The big question mark is over Stefan Bradl. The German has had a truly appalling run of luck since losing his ride at LCR Honda, struggling with the Forward Yamaha, breaking his scaphoid, then losing his Forward ride when Cuzari was arrested.
He found a home with Aprilia for the rest of the season, where he has performed exceptionally well, matching the performance of Alvaro Bautista and providing valuable input into the development process.
There has been speculation that Aprilia could decide to keep Bradl over Sam Lowes, but the chances of that are slim. All the signs at Brno were that Lowes was the rider Aprilia were looking to for the future, while Bautista serves out the second year of his contract with the Italian factory.
It looks more likely that Bradl’s future lies elsewhere. BMW are said to be interested in the German for their World Superbike effort, though a more likely result is that Bradl will return to Moto2.
There is talk of a German “superteam” in the class, with Bradl taking a seat alongside Sandro Cortese in the Intact GP team. That would make sense for Bradl and for Intact GP, as it would give Cortese some help with set up and a fast target to aim at. Cortese has floundered since his switch to Moto2, with extremely inconsistent results, and a strong teammate could help remedy that.

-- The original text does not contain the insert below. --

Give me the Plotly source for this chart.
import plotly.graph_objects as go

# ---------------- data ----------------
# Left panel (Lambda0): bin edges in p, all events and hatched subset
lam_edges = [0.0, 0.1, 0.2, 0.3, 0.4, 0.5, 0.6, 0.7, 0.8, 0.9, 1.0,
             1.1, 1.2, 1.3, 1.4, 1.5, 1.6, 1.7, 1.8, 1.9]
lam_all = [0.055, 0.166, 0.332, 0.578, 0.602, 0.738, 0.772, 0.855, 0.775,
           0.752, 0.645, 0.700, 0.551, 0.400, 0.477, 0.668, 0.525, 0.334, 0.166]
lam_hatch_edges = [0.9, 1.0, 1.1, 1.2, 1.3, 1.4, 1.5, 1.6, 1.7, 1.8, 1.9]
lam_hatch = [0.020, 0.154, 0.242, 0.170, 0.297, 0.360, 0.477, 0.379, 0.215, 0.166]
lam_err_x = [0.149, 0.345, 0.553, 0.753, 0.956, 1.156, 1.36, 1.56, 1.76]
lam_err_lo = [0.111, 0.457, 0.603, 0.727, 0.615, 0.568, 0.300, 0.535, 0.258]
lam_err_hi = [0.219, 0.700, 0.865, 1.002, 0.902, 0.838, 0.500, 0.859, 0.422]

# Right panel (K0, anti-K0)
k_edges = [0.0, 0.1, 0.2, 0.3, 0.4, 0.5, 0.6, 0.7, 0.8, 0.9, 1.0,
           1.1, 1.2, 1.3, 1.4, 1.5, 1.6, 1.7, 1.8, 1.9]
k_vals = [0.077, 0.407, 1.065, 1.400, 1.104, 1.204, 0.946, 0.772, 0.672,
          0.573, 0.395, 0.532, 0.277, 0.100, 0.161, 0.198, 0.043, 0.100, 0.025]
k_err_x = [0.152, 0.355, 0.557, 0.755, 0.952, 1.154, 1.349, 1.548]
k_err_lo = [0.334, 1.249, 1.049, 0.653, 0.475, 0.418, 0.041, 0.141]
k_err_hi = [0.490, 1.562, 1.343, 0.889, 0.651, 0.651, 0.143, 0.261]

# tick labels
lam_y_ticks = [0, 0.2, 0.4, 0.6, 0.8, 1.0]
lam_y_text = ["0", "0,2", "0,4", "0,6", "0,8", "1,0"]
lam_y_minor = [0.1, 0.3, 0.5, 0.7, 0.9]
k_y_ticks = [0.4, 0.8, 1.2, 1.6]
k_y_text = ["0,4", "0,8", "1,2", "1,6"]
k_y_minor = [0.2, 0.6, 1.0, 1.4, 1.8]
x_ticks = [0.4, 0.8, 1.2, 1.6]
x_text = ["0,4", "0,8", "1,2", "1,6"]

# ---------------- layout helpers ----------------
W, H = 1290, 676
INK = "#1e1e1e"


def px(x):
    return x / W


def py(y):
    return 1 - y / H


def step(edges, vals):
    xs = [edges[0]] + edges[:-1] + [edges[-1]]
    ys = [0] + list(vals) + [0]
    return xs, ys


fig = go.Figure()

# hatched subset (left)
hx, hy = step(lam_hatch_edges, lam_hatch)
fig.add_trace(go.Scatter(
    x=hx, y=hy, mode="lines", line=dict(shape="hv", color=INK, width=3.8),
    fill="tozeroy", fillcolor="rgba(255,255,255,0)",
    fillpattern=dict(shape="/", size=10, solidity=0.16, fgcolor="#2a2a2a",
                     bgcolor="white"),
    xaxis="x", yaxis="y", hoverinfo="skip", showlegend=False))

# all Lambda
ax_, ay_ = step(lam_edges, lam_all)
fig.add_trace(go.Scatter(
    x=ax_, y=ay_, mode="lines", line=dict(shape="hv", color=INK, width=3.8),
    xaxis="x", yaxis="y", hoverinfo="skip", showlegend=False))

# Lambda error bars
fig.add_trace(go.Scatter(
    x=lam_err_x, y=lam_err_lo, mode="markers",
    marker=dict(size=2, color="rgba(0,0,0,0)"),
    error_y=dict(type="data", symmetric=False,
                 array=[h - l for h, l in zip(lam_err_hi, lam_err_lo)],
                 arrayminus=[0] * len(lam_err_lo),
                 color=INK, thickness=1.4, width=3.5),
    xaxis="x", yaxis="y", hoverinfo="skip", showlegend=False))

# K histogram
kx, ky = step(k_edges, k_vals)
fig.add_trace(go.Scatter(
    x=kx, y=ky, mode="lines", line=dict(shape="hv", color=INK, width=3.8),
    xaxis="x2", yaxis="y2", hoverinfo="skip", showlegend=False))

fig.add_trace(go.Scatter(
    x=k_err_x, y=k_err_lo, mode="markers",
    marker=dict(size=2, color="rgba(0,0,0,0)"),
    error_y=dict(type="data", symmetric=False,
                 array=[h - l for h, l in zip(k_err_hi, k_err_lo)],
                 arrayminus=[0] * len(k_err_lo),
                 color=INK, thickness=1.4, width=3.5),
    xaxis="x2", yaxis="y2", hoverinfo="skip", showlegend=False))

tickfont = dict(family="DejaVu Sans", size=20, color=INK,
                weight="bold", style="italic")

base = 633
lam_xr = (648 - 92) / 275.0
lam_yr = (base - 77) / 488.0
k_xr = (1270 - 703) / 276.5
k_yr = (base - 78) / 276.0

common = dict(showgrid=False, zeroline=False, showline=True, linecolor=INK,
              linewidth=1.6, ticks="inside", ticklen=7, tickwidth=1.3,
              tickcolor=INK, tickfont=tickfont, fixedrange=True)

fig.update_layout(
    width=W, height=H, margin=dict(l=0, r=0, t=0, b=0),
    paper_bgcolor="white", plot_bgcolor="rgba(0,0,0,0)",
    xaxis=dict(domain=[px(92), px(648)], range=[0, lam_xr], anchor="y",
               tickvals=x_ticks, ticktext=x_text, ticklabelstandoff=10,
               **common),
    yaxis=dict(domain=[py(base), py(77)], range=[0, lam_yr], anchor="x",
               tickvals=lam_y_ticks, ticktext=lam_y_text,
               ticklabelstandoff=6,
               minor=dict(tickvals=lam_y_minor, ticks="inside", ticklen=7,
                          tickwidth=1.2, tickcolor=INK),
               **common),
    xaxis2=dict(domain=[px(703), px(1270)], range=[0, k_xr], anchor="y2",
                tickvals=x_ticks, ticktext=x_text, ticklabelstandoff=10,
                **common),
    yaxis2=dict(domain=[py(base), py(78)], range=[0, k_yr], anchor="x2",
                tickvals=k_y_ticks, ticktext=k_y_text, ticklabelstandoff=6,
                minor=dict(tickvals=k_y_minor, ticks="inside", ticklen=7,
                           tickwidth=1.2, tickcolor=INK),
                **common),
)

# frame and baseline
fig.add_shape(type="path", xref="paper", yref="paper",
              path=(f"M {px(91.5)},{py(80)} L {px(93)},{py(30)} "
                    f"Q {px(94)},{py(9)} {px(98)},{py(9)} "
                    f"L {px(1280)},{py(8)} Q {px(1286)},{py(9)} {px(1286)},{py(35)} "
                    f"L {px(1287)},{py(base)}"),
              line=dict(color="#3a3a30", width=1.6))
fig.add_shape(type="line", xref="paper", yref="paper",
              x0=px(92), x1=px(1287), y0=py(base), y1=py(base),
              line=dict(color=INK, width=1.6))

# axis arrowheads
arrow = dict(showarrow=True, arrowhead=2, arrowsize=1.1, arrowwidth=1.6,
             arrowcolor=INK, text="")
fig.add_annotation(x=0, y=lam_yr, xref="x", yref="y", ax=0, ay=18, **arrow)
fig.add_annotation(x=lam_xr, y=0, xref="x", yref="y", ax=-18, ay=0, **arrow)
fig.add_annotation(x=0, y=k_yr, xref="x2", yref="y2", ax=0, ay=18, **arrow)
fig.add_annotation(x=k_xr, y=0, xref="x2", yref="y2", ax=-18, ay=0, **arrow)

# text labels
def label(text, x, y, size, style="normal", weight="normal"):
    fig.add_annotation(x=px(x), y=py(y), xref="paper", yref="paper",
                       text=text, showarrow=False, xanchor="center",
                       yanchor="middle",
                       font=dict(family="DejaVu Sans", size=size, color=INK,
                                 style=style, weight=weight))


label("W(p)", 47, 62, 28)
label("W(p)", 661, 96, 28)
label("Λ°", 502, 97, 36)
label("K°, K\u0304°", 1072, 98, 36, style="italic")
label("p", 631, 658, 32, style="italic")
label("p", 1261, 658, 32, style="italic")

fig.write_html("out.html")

Elsewhere in Moto2, a few moves are expected. Efren Vazquez is too old for Moto3 in 2016, and is set to move up to Moto2 with the QMMF team. Romano Fenati will also make the jump to Moto2, taking the place of Sam Lowes at Speed Up.
Fenati’s abysmal qualifying performances have not endeared him to the Sky VR46 team, and are something he will need to improve if he is to succeed in the middle class.
The hottest seat available in Moto2 will be the vacant seat at Marc VDS when Tito Rabat moves up to MotoGP. Michael Bartholémy told us he had already signed a rider, but could only reveal his name at the Misano round of MotoGP.
He would not be drawn on who that rider was, joking only that “when you hear the name, you will think I am a very clever manager!”
Hot favorite for the seat is Franco Morbidelli. The Italian has been impressive in Moto2 this year, finally getting on the podium at Indianapolis, after getting very close on a number of occasions. Morbidelli is highly rated, and on a strong Moto2 team could be expected to excel.
Misano is a likely round for Morbidelli to be announced, as well as a number of other Italian riders and teams. The next two rounds, at Silverstone and Misano, are likely to see a flurry of announcements, with Aragon the official deadline for submitting entries for Moto2 and Moto3.
At that point, teams must supply the names of their riders, though that lineup is likely to change before the teams turn up to the grid at Qatar. Much is still to be settled.